You have proven thus far that you can hook the reader but a hook quickly becomes a gimmick if the story isn't moving along and if you don't give the reader anything to grip to. I'm not saying you need to up the tempo, because character and setting are monstrously important, I'm just saying you need tension and a hint of resolution. Give the reader something they should wish for or a character they can root for. Right now there isn't enough of either. I mean we are shown glimpses of insight into the protagonist just through the narration but there's no feeling or ambition. He keeps us at an arms length through out. Use every word, every scrap of narration to reveal the narrator's character, even if what he says doesn't make sense to us, it will make us understand him. Also give us a goal, give us something to wish for.

I know it's early days and you are doing a brilliant job, but if we had a little more direction, a couple of clues and a little shameless and obvious foreshadowing, you will grip the reader even more than you have so far.

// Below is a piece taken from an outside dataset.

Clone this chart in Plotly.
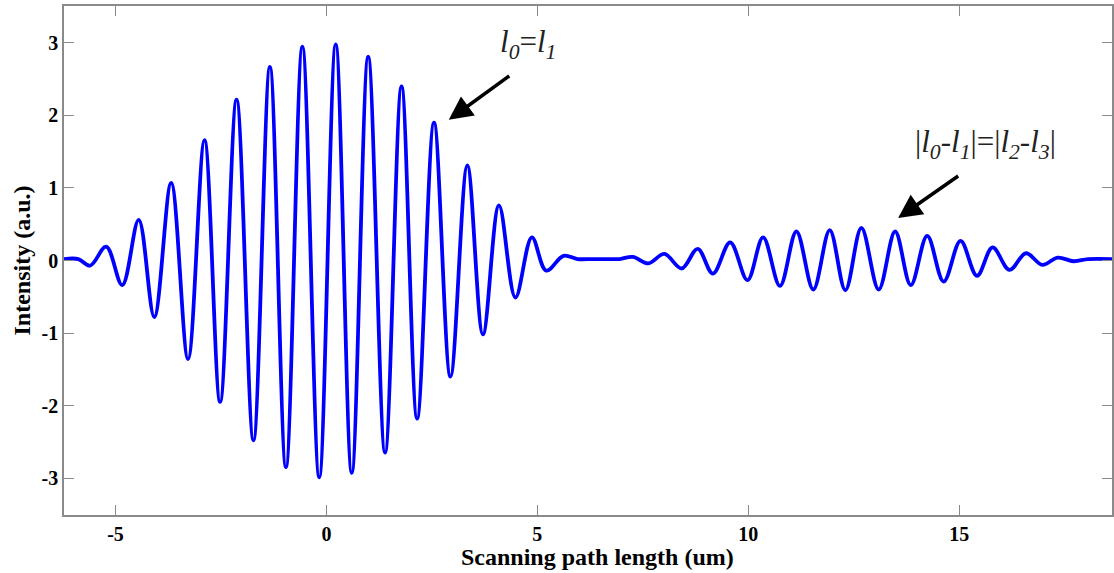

I have read each and every part and your story hasn't weakened, which is good but the characters are all fusing together because there is not enough interaction and I barely get a chance to meet one character then the next is introduced, it's like being a party and being introduced to your girlfriends high-school friends in quick succession, good luck remembering anything other than names and faces and even that's pushing it. That's a little how I feel about now. Any more and I might be overwhelmed. To remedy this, you could try to incorporate each of the five surviving members of the story into each other's dedicated chapter a little more. Take care to reveal their characters in unique ways. So far this is all I know: The Gothic looking main character, the asian kid, the quiet short kid, the albino-esque one with the strange name and one that shows dominant leadership qualities, were inspired by their reverential and enigmatic teacher to join a mysterious club which met and the contents or nature of their meetings has been touched upon but is still a little vague. The teacher then hurled himself infront of a train as witnessed by the hapless crew.

If that's all I need to know, good job. If you want your readers to understand your characters at a deeper level you need to do more than simply describe them for one chapter than move on. You need to be consistent and let them interact naturally.

Now for the good stuff. You are still pushing the plot along in a natural way and your backstory is tied in subtly, it can become a little disjointed if you switch back too much and without much notice but you seem to handle these segues between past and present well.

You have a relatively strong grasp on the story but I'm concerned it's a little out of your control, like you are just along for the ride and if you need to rein it in it may be too far gone. I want you to prove me wrong.

You still have enough of a hook going with this, no one has put your story down and if you can somehow channel this momentum into something more than a concept and if you can deliver on this promise you have made of intrigue and insight, this story could be great.

JP




Blackwood says...


Thank you I love you.



Blackwood says...


This is the final character of the group and I was going to end them there. I am a bit worried about it being slow getting into it, and I know where I want the story to go when i reach a certain point, but getting to that point is currently troubling me. Also the impression you said about the gang and the teacher was pretttty much what I wanted it to be portrayed as. Except I don;t know how you got the impression the main character was gothic... I am interested to know how you got to that conclusion so I can fix it up a bit. (He was more supposed to be ex-punk type)




The adjective should reinvent the noun.